-- begin DATA EXCERPT --

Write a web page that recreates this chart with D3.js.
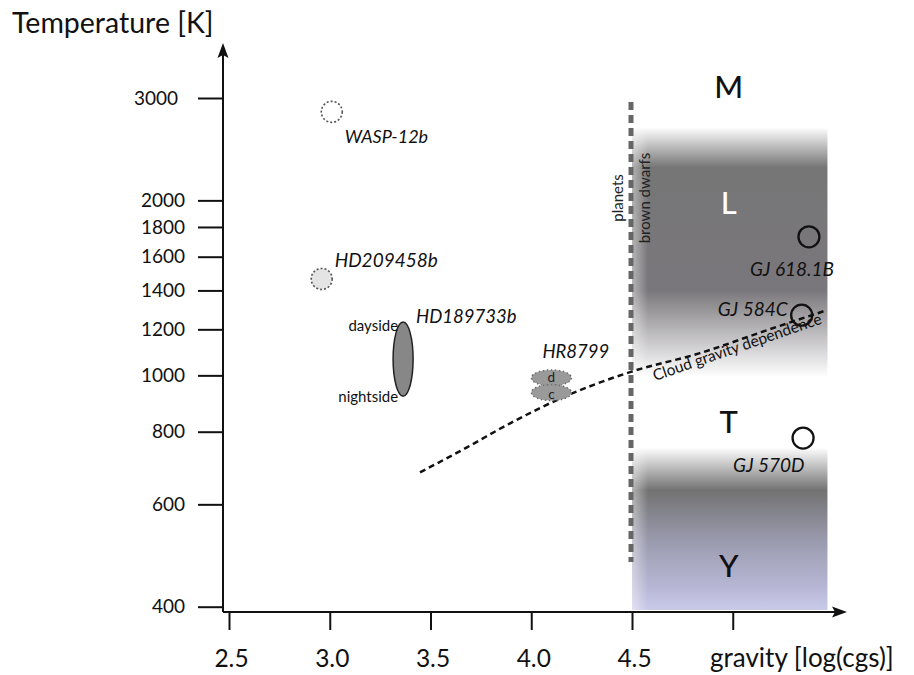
<!DOCTYPE html>
<html>
<head>
<meta charset="utf-8">
<script src="https://cdn.jsdelivr.net/npm/d3@7"></script>
<style>
  html, body { margin: 0; padding: 0; background: #fff; }
  svg { display: block; font-family: Lato, "Open Sans", sans-serif; }
</style>
</head>
<body>
<script>
// ---------- data ----------
const yTicks = [400, 600, 800, 1000, 1200, 1400, 1600, 1800, 2000, 3000];
const xTicks = [2.5, 3.0, 3.5, 4.0, 4.5, 5.0];
const xTickLabels = ["2.5", "3.0", "3.5", "4.0", "4.5", ""];

// hot Jupiters (dotted circles)
const hotNames = ["WASP-12b", "HD209458b"];
const hotGravity = [3.01, 2.96];
const hotTemp = [2840, 1465];
const hotFill = ["#ffffff", "#e4e4e4"];

// HD189733b day/night range
const hdName = "HD189733b";
const hdGravity = 3.364;
const hdTempRange = [921, 1235]; // nightside, dayside

// HR8799 planets
const hrName = "HR8799";
const hrPlanets = ["d", "c"];
const hrGravity = [4.10, 4.10];
const hrTemp = [990, 934];

// brown dwarf companions
const bdNames = ["GJ 618.1B", "GJ 584C", "GJ 570D"];
const bdGravity = [5.378, 5.342, 5.349];
const bdTemp = [1731, 1269, 780];

// cloud gravity dependence curve
const cloudGravity = [3.448, 3.681, 3.895, 4.128, 4.490, 4.837, 5.170, 5.468];
const cloudTemp = [681, 752, 827, 907, 1013, 1092, 1196, 1295];

// spectral classes
const spClasses = ["M", "L", "T", "Y"];
const spTemp = [3150, 1990, 835, 472];
const spGravity = 4.98;

// brown dwarf region
const bdRegionGravity = [4.5, 5.47];
const bdRegionTop = 2673;
// band boundaries (temperature) for the shading
const bandTemps = [2673, 2281, 1402, 993, 752, 634, 520, 430, 395];
const bandColors = ["#ffffff", "#767676", "#7a777c", "#ffffff", "#ffffff", "#727272", "#9a9aae", "#b8b8d6", "#c9c9e9"];

// ---------- drawing ----------
const W = 914, H = 675;
const svg = d3.select("body").append("svg").attr("width", W).attr("height", H);

const x = d3.scaleLinear().domain([2.5, 5.0]).range([229, 732.75]);
const y = d3.scaleLog().domain([400, 3000]).range([606.7, 98]);
const axisX = 223, axisY = 612;

const defs = svg.append("defs");
// vertical gradient for brown dwarf region
const regTop = y(bdRegionTop), regBot = axisY - 2;
const grad = defs.append("linearGradient").attr("id", "bdgrad")
  .attr("x1", 0).attr("y1", regTop).attr("x2", 0).attr("y2", regBot)
  .attr("gradientUnits", "userSpaceOnUse");
bandTemps.forEach((t, i) => {
  const yy = Math.min(regBot, y(t));
  grad.append("stop").attr("offset", (yy - regTop) / (regBot - regTop)).attr("stop-color", bandColors[i]);
});
const hgrad = defs.append("linearGradient").attr("id", "edgegrad")
  .attr("x1", 0).attr("x2", 1).attr("y1", 0).attr("y2", 0);
hgrad.append("stop").attr("offset", 0).attr("stop-color", "#fff").attr("stop-opacity", 0.45);
hgrad.append("stop").attr("offset", 1).attr("stop-color", "#fff").attr("stop-opacity", 0);

// region
svg.append("rect")
  .attr("x", x(bdRegionGravity[0])).attr("y", regTop)
  .attr("width", x(bdRegionGravity[1]) - x(bdRegionGravity[0]))
  .attr("height", regBot - regTop)
  .attr("fill", "url(#bdgrad)");
svg.append("rect")
  .attr("x", x(bdRegionGravity[0])).attr("y", regTop)
  .attr("width", 16).attr("height", regBot - regTop)
  .attr("fill", "url(#edgegrad)");

// spectral class letters
svg.selectAll("text.sp").data(spClasses).enter().append("text")
  .attr("class", "sp")
  .attr("x", x(spGravity)).attr("y", (d, i) => y(spTemp[i]))
  .attr("text-anchor", "middle").attr("dominant-baseline", "central")
  .attr("font-size", 31).attr("font-weight", 500)
  .attr("fill", d => d === "L" ? "#ffffff" : "#111")
  .text(d => d);

// planets / brown dwarfs divider
svg.append("line")
  .attr("x1", x(4.5) - 1).attr("x2", x(4.5) - 1)
  .attr("y1", 102).attr("y2", 562)
  .attr("stroke", "#666").attr("stroke-width", 5)
  .attr("stroke-dasharray", "8,5");
svg.append("text")
  .attr("transform", `translate(${x(4.5) - 15},198) rotate(-90)`)
  .attr("text-anchor", "middle").attr("dominant-baseline", "central")
  .attr("font-size", 15).attr("fill", "#222").text("planets");
svg.append("text")
  .attr("transform", `translate(${x(4.5) + 12},198) rotate(-90)`)
  .attr("text-anchor", "middle").attr("dominant-baseline", "central")
  .attr("font-size", 15).attr("fill", "#222").text("brown dwarfs");

// cloud gravity dependence curve
const line = d3.line().x((d, i) => x(cloudGravity[i])).y((d, i) => y(cloudTemp[i])).curve(d3.curveMonotoneX);
svg.append("path").attr("d", line(cloudGravity))
  .attr("fill", "none").attr("stroke", "#111").attr("stroke-width", 2.5)
  .attr("stroke-dasharray", "6,4");
svg.append("text")
  .attr("transform", `translate(655,381) rotate(-19)`)
  .attr("font-size", 15.5).attr("fill", "#111").text("Cloud gravity dependence");

// hot Jupiters
hotNames.forEach((n, i) => {
  svg.append("circle").attr("cx", x(hotGravity[i])).attr("cy", y(hotTemp[i])).attr("r", 10.5)
    .attr("fill", hotFill[i]).attr("stroke", "#555").attr("stroke-width", 1.6)
    .attr("stroke-dasharray", "2,2");
});
svg.append("text").attr("x", x(hotGravity[0]) + 13).attr("y", y(hotTemp[0]) + 31)
  .attr("font-size", 18).attr("font-style", "italic").attr("fill", "#111").text(hotNames[0]);
svg.append("text").attr("x", x(hotGravity[1]) + 13).attr("y", y(hotTemp[1]) - 12)
  .attr("font-size", 19).attr("font-style", "italic").attr("fill", "#111").text(hotNames[1]);

// HD189733b
const hdTop = y(hdTempRange[1]), hdBot = y(hdTempRange[0]);
svg.append("ellipse").attr("cx", x(hdGravity)).attr("cy", (hdTop + hdBot) / 2)
  .attr("rx", 10).attr("ry", (hdBot - hdTop) / 2)
  .attr("fill", "#878787").attr("stroke", "#222").attr("stroke-width", 1.5);
svg.append("text").attr("x", x(hdGravity) + 13).attr("y", hdTop + 1)
  .attr("font-size", 18.5).attr("font-style", "italic").attr("fill", "#111").text(hdName);
svg.append("text").attr("x", x(hdGravity) - 5).attr("y", hdTop + 9)
  .attr("text-anchor", "end").attr("font-size", 15).attr("fill", "#111").text("dayside");
svg.append("text").attr("x", x(hdGravity) - 5).attr("y", hdBot + 6)
  .attr("text-anchor", "end").attr("font-size", 15).attr("fill", "#111").text("nightside");

// HR8799
hrPlanets.forEach((p, i) => {
  svg.append("ellipse").attr("cx", x(hrGravity[i])).attr("cy", y(hrTemp[i]))
    .attr("rx", 20).attr("ry", 8)
    .attr("fill", "#9a9a9a").attr("stroke", "#6e6e6e").attr("stroke-width", 1.5)
    .attr("stroke-dasharray", "1.5,2.5");
  svg.append("text").attr("x", x(hrGravity[i])).attr("y", y(hrTemp[i]) + (i === 0 ? -1 : 1))
    .attr("text-anchor", "middle").attr("dominant-baseline", "central")
    .attr("font-size", 13.5).attr("fill", "#222").text(p);
});
svg.append("text").attr("x", x(hrGravity[0]) - 9).attr("y", y(hrTemp[0]) - 20)
  .attr("font-size", 18.5).attr("font-style", "italic").attr("fill", "#111").text(hrName);

// brown dwarf companions
const bdLabelDx = [-59, -84, -70];
const bdLabelDy = [39, 1, 34];
bdNames.forEach((n, i) => {
  svg.append("circle").attr("cx", x(bdGravity[i])).attr("cy", y(bdTemp[i])).attr("r", 10.5)
    .attr("fill", "none").attr("stroke", "#111").attr("stroke-width", 2.3);
  svg.append("text").attr("x", x(bdGravity[i]) + bdLabelDx[i]).attr("y", y(bdTemp[i]) + bdLabelDy[i])
    .attr("font-size", 19).attr("font-style", "italic").attr("fill", "#111").text(n);
});

// ---------- axes ----------
const yAxis = svg.append("g").attr("transform", `translate(${axisX},0)`)
  .call(d3.axisLeft(y).tickValues(yTicks).tickFormat(d3.format("d")).tickSize(25).tickPadding(13));
yAxis.select(".domain").remove();
yAxis.selectAll(".tick line").attr("stroke", "#111").attr("stroke-width", 2);
yAxis.selectAll(".tick text").attr("font-size", 19).attr("fill", "#111")
  .attr("font-family", "Lato, 'Open Sans', sans-serif")
  .attr("dx", d => d === 3000 ? -7 : 0);

const xAxis = svg.append("g").attr("transform", `translate(0,${axisY})`)
  .call(d3.axisBottom(x).tickValues(xTicks).tickFormat((d, i) => xTickLabels[i]).tickSize(18));
xAxis.select(".domain").remove();
xAxis.selectAll(".tick line").attr("stroke", "#111").attr("stroke-width", 2);
xAxis.selectAll(".tick text").attr("font-size", 24.5).attr("fill", "#111")
  .attr("font-family", "Lato, 'Open Sans', sans-serif")
  .attr("y", 55).attr("dy", 0).attr("dx", 2);

// axis lines with arrows
svg.append("line").attr("x1", axisX).attr("x2", axisX).attr("y1", 52).attr("y2", axisY)
  .attr("stroke", "#111").attr("stroke-width", 2);
svg.append("path").attr("d", `M${axisX},43 L${axisX + 5.5},58 L${axisX},55 L${axisX - 5.5},58 Z`).attr("fill", "#111");
svg.append("line").attr("x1", axisX).attr("x2", 838).attr("y1", axisY).attr("y2", axisY)
  .attr("stroke", "#111").attr("stroke-width", 2);
svg.append("path").attr("d", `M847,${axisY} L832,${axisY - 5.5} L835,${axisY} L832,${axisY + 5.5} Z`).attr("fill", "#111");

// axis titles
svg.append("text").attr("x", 12).attr("y", 33).attr("font-size", 28.5).attr("fill", "#111").text("Temperature [K]");
svg.append("text").attr("x", 710).attr("y", 667).attr("font-size", 26).attr("fill", "#111").text("gravity [log(cgs)]");
</script>
</body>
</html>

-- end DATA EXCERPT --

WRITTEN INSTRUCTION →
Take the material above from its first line through the line holding "const hdTempRange = [921, 1235];" and set it down exactly, without the pictures.

TASK OUTPUT →
Write a web page that recreates this chart with D3.js.
<!DOCTYPE html>
<html>
<head>
<meta charset="utf-8">
<script src="https://cdn.jsdelivr.net/npm/d3@7"></script>
<style>
  html, body { margin: 0; padding: 0; background: #fff; }
  svg { display: block; font-family: Lato, "Open Sans", sans-serif; }
</style>
</head>
<body>
<script>
// ---------- data ----------
const yTicks = [400, 600, 800, 1000, 1200, 1400, 1600, 1800, 2000, 3000];
const xTicks = [2.5, 3.0, 3.5, 4.0, 4.5, 5.0];
const xTickLabels = ["2.5", "3.0", "3.5", "4.0", "4.5", ""];

// hot Jupiters (dotted circles)
const hotNames = ["WASP-12b", "HD209458b"];
const hotGravity = [3.01, 2.96];
const hotTemp = [2840, 1465];
const hotFill = ["#ffffff", "#e4e4e4"];

// HD189733b day/night range
const hdName = "HD189733b";
const hdGravity = 3.364;
const hdTempRange = [921, 1235]; // nightside, dayside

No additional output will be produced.